The majestic creature weaved between a web of low slung branches and thick patches of morning-bright fog. It looked his way, then stilled like stone.
Dem notched an arrow, muscles taut and aim ready, and a breath later let it fly. The shaft cut silently through the air.
He missed.
By a long shot.
The arrow thunked against a solidified black trunk, splintering into shards.
“Runt’s foot,” he cursed through clenched teeth, expecting the animal to flee.
Instead, the stag dropped lifeless to the ground.
Dem stood and pivoted, searching the wood for another hunter. Had someone followed him? He thought he was the only one in the hunt to cross the mudflat and hike above the falls. No, no one was there—
He returned to his crouch and waited.
Somewhere beyond the kill, a young woman with a bow emerged and picked her way between trees and through the underbrush.
Her hair was a curtain of night, thick and dark, falling to the small of her back—except for a single crown of braid, plaited with luxurious strands of silver and purple. If that telltale feature didn’t convince Dem of what he suspected, the polished moon clasp fastening her cloak at her shoulder did.
Grvani. What was a Grvani doing on his land. . .
An atrocity and blight to his hunt, if there ever was one.
“I hardly think the animal is worth the price you will have to pay for trespassing on Rokka land, merria.” He spoke in Grvani as he stepped out of hiding and walked toward her. His words came slow and measured, but he hoped it was heard as a tone of warning rather than as one clumsy with her language.
She startled from her deer inspection. In one swift movement, her bow was up, loaded, and pointed — directly at Demiric’s nose.
It took less than a heartbeat for her to realize she, too, stared at the glinty end of an arrow.
The standoff was sure to last until one of their arms gave out from the tension.
“Merria? A mountain rat is calling me merria?” She seethed. “That endearment in your tongue is a smear in mine. And I did not know I crossed over. I saw no markers.”
He watched her carefully for signs of untruth, but the Grvani were known for their shifty eyes and it would be impossible to tell. Hers, however, watched him steadily.
They were bright gold. And almost metallic. Eyes the color of rolling lowland fields at harvest, reflecting an autumn lightning storm.
How long would they stand here like this? Until the kill atrophied between them?
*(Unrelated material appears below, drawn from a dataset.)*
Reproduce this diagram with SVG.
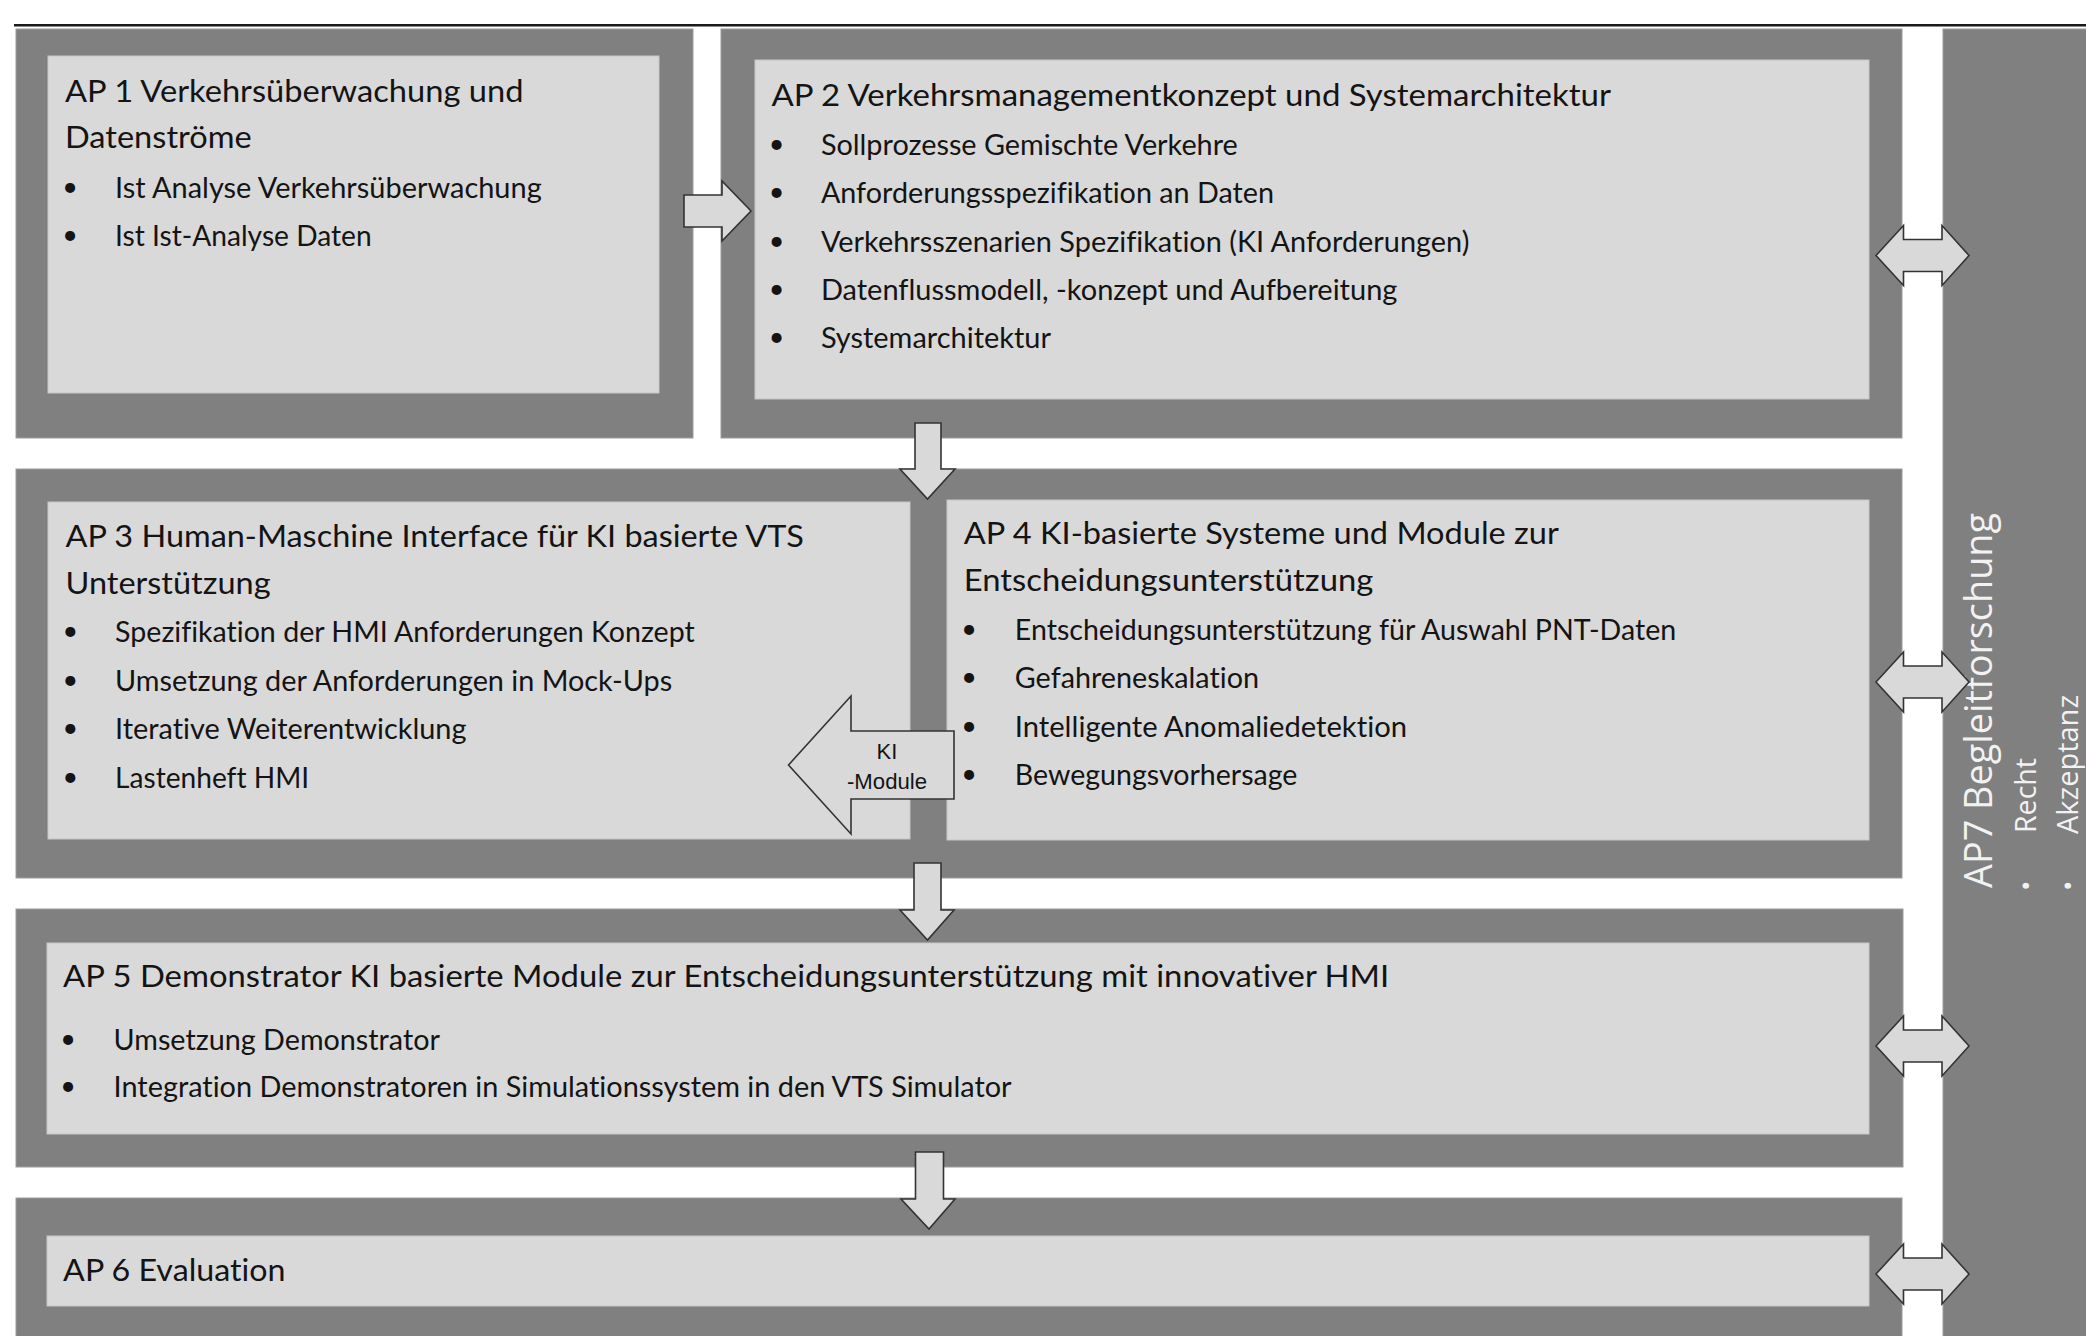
<svg xmlns="http://www.w3.org/2000/svg" xmlns:xlink="http://www.w3.org/1999/xlink" width="2086" height="1336" viewBox="0 0 2086 1336">
<defs>
<style>
.outer{fill:#808080;stroke:#9c9c9c;stroke-width:1}
.inner{fill:#d9d9d9;stroke:#c6c6c6;stroke-width:1}
.arrow{fill:#d9d9d9;stroke:#333333;stroke-width:1.6;stroke-linejoin:miter}
.t{font-family:Lato,"Open Sans",sans-serif;fill:#141414;font-variant-ligatures:none}
.title{font-size:31.5px}
.item{font-size:28px}
.dot{font-family:Lato,"Open Sans",sans-serif;fill:#141414;font-size:27px;text-anchor:middle}
.lbl{font-family:"Liberation Sans",Arial,sans-serif;font-size:22px;fill:#141414;text-anchor:middle}
.w{font-family:"Open Sans","Noto Sans",sans-serif;fill:#f2f2f2}
</style>
<path id="dbl" class="arrow" d="M1876,0 L1903.5,-30 L1903.5,-16 L1942,-16 L1942,-30 L1969,0 L1942,30 L1942,16 L1903.5,16 L1903.5,30 Z"/>
</defs>
<rect x="0" y="0" width="2086" height="1336" fill="#ffffff"/>
<line x1="14" y1="25.3" x2="2086" y2="25.3" stroke="#1a1a1a" stroke-width="2.5"/>

<g id="ap7">
<rect class="outer" x="1943" y="29" width="150" height="1320"/>
<text class="w" x="1992" y="888" font-size="38" textLength="375" lengthAdjust="spacingAndGlyphs" transform="rotate(-90 1992 888)">AP7 Begleitforschung</text>
<text class="w" x="2036" y="891" font-size="28" transform="rotate(-90 2036 891)">•</text>
<text class="w" x="2036" y="833" font-size="28.5" textLength="75" lengthAdjust="spacingAndGlyphs" transform="rotate(-90 2036 833)">Recht</text>
<text class="w" x="2078" y="891" font-size="28" transform="rotate(-90 2078 891)">•</text>
<text class="w" x="2078" y="834" font-size="28.5" textLength="139" lengthAdjust="spacingAndGlyphs" transform="rotate(-90 2078 834)">Akzeptanz</text>
</g>

<g id="ap1">
<rect class="outer" x="16" y="29" width="677" height="409"/>
<rect class="inner" x="48" y="56" width="611" height="337"/>
<text class="t title" x="65" y="101.7" textLength="458.5" lengthAdjust="spacingAndGlyphs">AP 1 Verkehrsüberwachung und</text>
<text class="t title" x="65" y="147.5" textLength="186.7" lengthAdjust="spacingAndGlyphs">Datenströme</text>
<text class="dot" x="70" y="195.5">•</text>
<text class="t item" x="115" y="197.5" textLength="426.7" lengthAdjust="spacingAndGlyphs">Ist Analyse Verkehrsüberwachung</text>
<text class="dot" x="70" y="243.5">•</text>
<text class="t item" x="115" y="245.5" textLength="256.7" lengthAdjust="spacingAndGlyphs">Ist Ist-Analyse Daten</text>
</g>

<g id="ap2">
<rect class="outer" x="721" y="29" width="1181" height="409"/>
<rect class="inner" x="755" y="60" width="1114" height="339"/>
<text class="t title" x="771.4" y="106" textLength="839.6" lengthAdjust="spacingAndGlyphs">AP 2 Verkehrsmanagementkonzept und Systemarchitektur</text>
<text class="dot" x="776.5" y="153">•</text>
<text class="t item" x="820.9" y="155" textLength="416.9" lengthAdjust="spacingAndGlyphs">Sollprozesse Gemischte Verkehre</text>
<text class="dot" x="776.5" y="201.3">•</text>
<text class="t item" x="820.9" y="203.3" textLength="453.1" lengthAdjust="spacingAndGlyphs">Anforderungsspezifikation an Daten</text>
<text class="dot" x="776.5" y="249.7">•</text>
<text class="t item" x="820.9" y="251.7" textLength="648.5" lengthAdjust="spacingAndGlyphs">Verkehrsszenarien Spezifikation (KI Anforderungen)</text>
<text class="dot" x="776.5" y="298">•</text>
<text class="t item" x="820.9" y="300" textLength="576.5" lengthAdjust="spacingAndGlyphs">Datenflussmodell, -konzept und Aufbereitung</text>
<text class="dot" x="776.5" y="346.3">•</text>
<text class="t item" x="820.9" y="348.3" textLength="230.1" lengthAdjust="spacingAndGlyphs">Systemarchitektur</text>
</g>

<g id="row2">
<rect class="outer" x="16" y="469" width="1886" height="409"/>
<g id="ap3">
<rect class="inner" x="48" y="502" width="862" height="337"/>
<text class="t title" x="65.5" y="546.7" textLength="738.3" lengthAdjust="spacingAndGlyphs">AP 3 Human-Maschine Interface für KI basierte VTS</text>
<text class="t title" x="65.5" y="594" textLength="205.1" lengthAdjust="spacingAndGlyphs">Unterstützung</text>
<text class="dot" x="70.4" y="640.3">•</text>
<text class="t item" x="115.1" y="642.3" textLength="579.7" lengthAdjust="spacingAndGlyphs">Spezifikation der HMI Anforderungen Konzept</text>
<text class="dot" x="70.4" y="688.7">•</text>
<text class="t item" x="115.1" y="690.7" textLength="557.1" lengthAdjust="spacingAndGlyphs">Umsetzung der Anforderungen in Mock-Ups</text>
<text class="dot" x="70.4" y="737.3">•</text>
<text class="t item" x="115.1" y="739.3" textLength="351.4" lengthAdjust="spacingAndGlyphs">Iterative Weiterentwicklung</text>
<text class="dot" x="70.4" y="786.3">•</text>
<text class="t item" x="115.1" y="788.3" textLength="194.1" lengthAdjust="spacingAndGlyphs">Lastenheft HMI</text>
</g>
<g id="ap4">
<rect class="inner" x="947" y="500" width="922" height="340"/>
<text class="t title" x="963.8" y="544" textLength="595" lengthAdjust="spacingAndGlyphs">AP 4 KI-basierte Systeme und Module zur</text>
<text class="t title" x="963.8" y="590.7" textLength="409.5" lengthAdjust="spacingAndGlyphs">Entscheidungsunterstützung</text>
<text class="dot" x="969" y="638">•</text>
<text class="t item" x="1014.8" y="640" textLength="661.4" lengthAdjust="spacingAndGlyphs">Entscheidungsunterstützung für Auswahl PNT-Daten</text>
<text class="dot" x="969" y="686.3">•</text>
<text class="t item" x="1014.8" y="688.3" textLength="244.2" lengthAdjust="spacingAndGlyphs">Gefahreneskalation</text>
<text class="dot" x="969" y="734.7">•</text>
<text class="t item" x="1014.8" y="736.7" textLength="392.2" lengthAdjust="spacingAndGlyphs">Intelligente Anomaliedetektion</text>
<text class="dot" x="969" y="783">•</text>
<text class="t item" x="1014.8" y="785" textLength="282.6" lengthAdjust="spacingAndGlyphs">Bewegungsvorhersage</text>
</g>
</g>

<g id="ap5">
<rect class="outer" x="16" y="909" width="1887" height="258"/>
<rect class="inner" x="47" y="943" width="1822" height="191"/>
<text class="t title" x="63.1" y="987.3" textLength="1326.1" lengthAdjust="spacingAndGlyphs">AP 5 Demonstrator KI basierte Module zur Entscheidungsunterstützung mit innovativer HMI</text>
<text class="dot" x="68" y="1048">•</text>
<text class="t item" x="113.6" y="1050" textLength="326.3" lengthAdjust="spacingAndGlyphs">Umsetzung Demonstrator</text>
<text class="dot" x="68" y="1095.3">•</text>
<text class="t item" x="113.6" y="1097.3" textLength="898" lengthAdjust="spacingAndGlyphs">Integration Demonstratoren in Simulationssystem in den VTS Simulator</text>
</g>

<g id="ap6">
<rect class="outer" x="16" y="1198" width="1886" height="150"/>
<rect class="inner" x="47" y="1236" width="1822" height="70"/>
<text class="t title" x="63.1" y="1280.7" textLength="222.4" lengthAdjust="spacingAndGlyphs">AP 6 Evaluation</text>
</g>

<g id="connectors">
<polygon class="arrow" points="684,195 722,195 722,181 751,211 722,241 722,227 684,227"/>
<polygon class="arrow" points="915,423 941,423 941,469 955,469 927.5,499 900,469 915,469"/>
<polygon class="arrow" points="914,863 941,863 941,910 954,910 927.5,940 900,910 914,910"/>
<polygon class="arrow" points="915.5,1152 943.5,1152 943.5,1199 955,1199 929,1229 901,1199 915.5,1199"/>
<g id="ki-module-arrow">
<polygon class="arrow" points="788.5,765 851,696 851,731 954,731 954,799 851,799 851,834"/>
<text class="lbl" x="887" y="759">KI</text>
<text class="lbl" x="887" y="789" textLength="80" lengthAdjust="spacingAndGlyphs">-Module</text>
</g>
<use xlink:href="#dbl" href="#dbl" transform="translate(0,255.5)"/>
<use xlink:href="#dbl" href="#dbl" transform="translate(0,682)"/>
<use xlink:href="#dbl" href="#dbl" transform="translate(0,1046)"/>
<use xlink:href="#dbl" href="#dbl" transform="translate(0,1274)"/>
</g>
</svg>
He felt a familiar burn crawl up his arm. He would not last so long, he thought irritably. His bowstring was fresh, and thus far too tight to hold for any length of time.
“Let us talk. I will put down my bow,” he said as he moved to do so. But the movement was a mistake.
There was no time measurable between the sound of her arrow flying and the sting of it sinking into the flesh of his right chest. He made a strange sound — a strained, deep exhale.
She had let go on impulse of survival, but the moment her hand had loosed the string, his words sunk in.
“Oh no! I am so sorry!” She fell forward in shock, scrambling toward him as he stumbled to the ground. “I thought you were going to shoot me!”
“At least your aim was off,” he mumbled, in his own tongue this time, as she fretfully settled him on his back. He watched her worried frown float above him as his vision grew dim and murky, like the tepid waters of Brackish Lake.
Did she guess who I am? He wondered as waves of pain rose up and oblivion pulled him down.